Return the full material exactly.

====== DATA SEGMENT

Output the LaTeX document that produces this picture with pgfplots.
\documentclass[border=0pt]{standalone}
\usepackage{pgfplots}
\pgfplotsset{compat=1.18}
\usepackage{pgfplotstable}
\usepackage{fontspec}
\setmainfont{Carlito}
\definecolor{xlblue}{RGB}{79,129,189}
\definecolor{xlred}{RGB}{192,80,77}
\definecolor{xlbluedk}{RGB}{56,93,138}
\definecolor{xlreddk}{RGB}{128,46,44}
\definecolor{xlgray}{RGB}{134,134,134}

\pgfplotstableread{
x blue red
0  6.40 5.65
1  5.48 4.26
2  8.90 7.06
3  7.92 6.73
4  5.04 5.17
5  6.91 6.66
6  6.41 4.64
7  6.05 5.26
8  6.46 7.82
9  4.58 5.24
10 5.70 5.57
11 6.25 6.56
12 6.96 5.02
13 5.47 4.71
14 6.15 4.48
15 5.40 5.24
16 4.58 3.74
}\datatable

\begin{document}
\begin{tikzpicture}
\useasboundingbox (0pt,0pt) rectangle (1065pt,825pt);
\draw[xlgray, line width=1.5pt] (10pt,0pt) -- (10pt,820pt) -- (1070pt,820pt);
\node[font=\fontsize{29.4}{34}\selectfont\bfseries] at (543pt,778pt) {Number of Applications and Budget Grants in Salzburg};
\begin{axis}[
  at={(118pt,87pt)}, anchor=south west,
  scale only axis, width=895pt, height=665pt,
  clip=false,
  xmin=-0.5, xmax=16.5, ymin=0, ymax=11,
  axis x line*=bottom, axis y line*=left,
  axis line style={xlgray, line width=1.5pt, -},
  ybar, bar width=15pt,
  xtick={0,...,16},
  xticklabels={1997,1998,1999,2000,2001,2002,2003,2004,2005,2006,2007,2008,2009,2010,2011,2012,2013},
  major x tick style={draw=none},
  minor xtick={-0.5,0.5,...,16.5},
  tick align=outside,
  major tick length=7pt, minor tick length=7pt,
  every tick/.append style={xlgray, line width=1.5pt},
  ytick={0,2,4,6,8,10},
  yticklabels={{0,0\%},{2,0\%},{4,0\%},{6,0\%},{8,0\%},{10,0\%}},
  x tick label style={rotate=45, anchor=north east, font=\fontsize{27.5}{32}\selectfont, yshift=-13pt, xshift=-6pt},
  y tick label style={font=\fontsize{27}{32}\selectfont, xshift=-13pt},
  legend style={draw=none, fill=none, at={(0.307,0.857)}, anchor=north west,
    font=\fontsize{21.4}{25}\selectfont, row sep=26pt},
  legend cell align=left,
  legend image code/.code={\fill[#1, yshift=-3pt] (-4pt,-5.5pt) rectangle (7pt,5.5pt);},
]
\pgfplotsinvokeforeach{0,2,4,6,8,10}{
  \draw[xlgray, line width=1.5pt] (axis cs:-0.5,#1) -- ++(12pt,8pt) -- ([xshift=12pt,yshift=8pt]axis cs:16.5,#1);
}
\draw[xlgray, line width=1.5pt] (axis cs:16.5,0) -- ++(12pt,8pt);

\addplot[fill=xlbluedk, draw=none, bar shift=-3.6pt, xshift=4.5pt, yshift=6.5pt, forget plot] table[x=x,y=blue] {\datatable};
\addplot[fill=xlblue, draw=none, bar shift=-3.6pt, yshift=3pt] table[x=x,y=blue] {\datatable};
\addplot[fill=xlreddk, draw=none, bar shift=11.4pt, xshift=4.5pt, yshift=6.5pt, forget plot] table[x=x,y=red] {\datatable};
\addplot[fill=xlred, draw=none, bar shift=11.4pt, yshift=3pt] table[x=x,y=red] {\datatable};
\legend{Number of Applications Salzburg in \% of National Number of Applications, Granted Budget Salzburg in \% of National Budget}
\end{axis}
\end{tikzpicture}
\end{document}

============

**SOLVED EXERCISE**
Output the LaTeX document that produces this picture with pgfplots.
\documentclass[border=0pt]{standalone}
\usepackage{pgfplots}
\pgfplotsset{compat=1.18}
\usepackage{pgfplotstable}
\usepackage{fontspec}
\setmainfont{Carlito}
\definecolor{xlblue}{RGB}{79,129,189}
\definecolor{xlred}{RGB}{192,80,77}
\definecolor{xlbluedk}{RGB}{56,93,138}
\definecolor{xlreddk}{RGB}{128,46,44}
\definecolor{xlgray}{RGB}{134,134,134}

\pgfplotstableread{
x blue red
0  6.40 5.65
1  5.48 4.26
2  8.90 7.06
3  7.92 6.73
4  5.04 5.17
5  6.91 6.66
6  6.41 4.64
7  6.05 5.26
8  6.46 7.82
9  4.58 5.24
10 5.70 5.57
11 6.25 6.56
12 6.96 5.02
13 5.47 4.71
14 6.15 4.48
15 5.40 5.24
16 4.58 3.74
}\datatable

\begin{document}
\begin{tikzpicture}
\useasboundingbox (0pt,0pt) rectangle (1065pt,825pt);
\draw[xlgray, line width=1.5pt] (10pt,0pt) -- (10pt,820pt) -- (1070pt,820pt);
\node[font=\fontsize{29.4}{34}\selectfont\bfseries] at (543pt,778pt) {Number of Applications and Budget Grants in Salzburg};
\begin{axis}[
  at={(118pt,87pt)}, anchor=south west,
  scale only axis, width=895pt, height=665pt,
  clip=false,
  xmin=-0.5, xmax=16.5, ymin=0, ymax=11,
  axis x line*=bottom, axis y line*=left,
  axis line style={xlgray, line width=1.5pt, -},
  ybar, bar width=15pt,
  xtick={0,...,16},
  xticklabels={1997,1998,1999,2000,2001,2002,2003,2004,2005,2006,2007,2008,2009,2010,2011,2012,2013},
  major x tick style={draw=none},
  minor xtick={-0.5,0.5,...,16.5},
  tick align=outside,
  major tick length=7pt, minor tick length=7pt,
  every tick/.append style={xlgray, line width=1.5pt},
  ytick={0,2,4,6,8,10},
  yticklabels={{0,0\%},{2,0\%},{4,0\%},{6,0\%},{8,0\%},{10,0\%}},
  x tick label style={rotate=45, anchor=north east, font=\fontsize{27.5}{32}\selectfont, yshift=-13pt, xshift=-6pt},
  y tick label style={font=\fontsize{27}{32}\selectfont, xshift=-13pt},
  legend style={draw=none, fill=none, at={(0.307,0.857)}, anchor=north west,
    font=\fontsize{21.4}{25}\selectfont, row sep=26pt},
  legend cell align=left,
  legend image code/.code={\fill[#1, yshift=-3pt] (-4pt,-5.5pt) rectangle (7pt,5.5pt);},
]
\pgfplotsinvokeforeach{0,2,4,6,8,10}{
  \draw[xlgray, line width=1.5pt] (axis cs:-0.5,#1) -- ++(12pt,8pt) -- ([xshift=12pt,yshift=8pt]axis cs:16.5,#1);
}
\draw[xlgray, line width=1.5pt] (axis cs:16.5,0) -- ++(12pt,8pt);

\addplot[fill=xlbluedk, draw=none, bar shift=-3.6pt, xshift=4.5pt, yshift=6.5pt, forget plot] table[x=x,y=blue] {\datatable};
\addplot[fill=xlblue, draw=none, bar shift=-3.6pt, yshift=3pt] table[x=x,y=blue] {\datatable};
\addplot[fill=xlreddk, draw=none, bar shift=11.4pt, xshift=4.5pt, yshift=6.5pt, forget plot] table[x=x,y=red] {\datatable};
\addplot[fill=xlred, draw=none, bar shift=11.4pt, yshift=3pt] table[x=x,y=red] {\datatable};
\legend{Number of Applications Salzburg in \% of National Number of Applications, Granted Budget Salzburg in \% of National Budget}
\end{axis}
\end{tikzpicture}
\end{document}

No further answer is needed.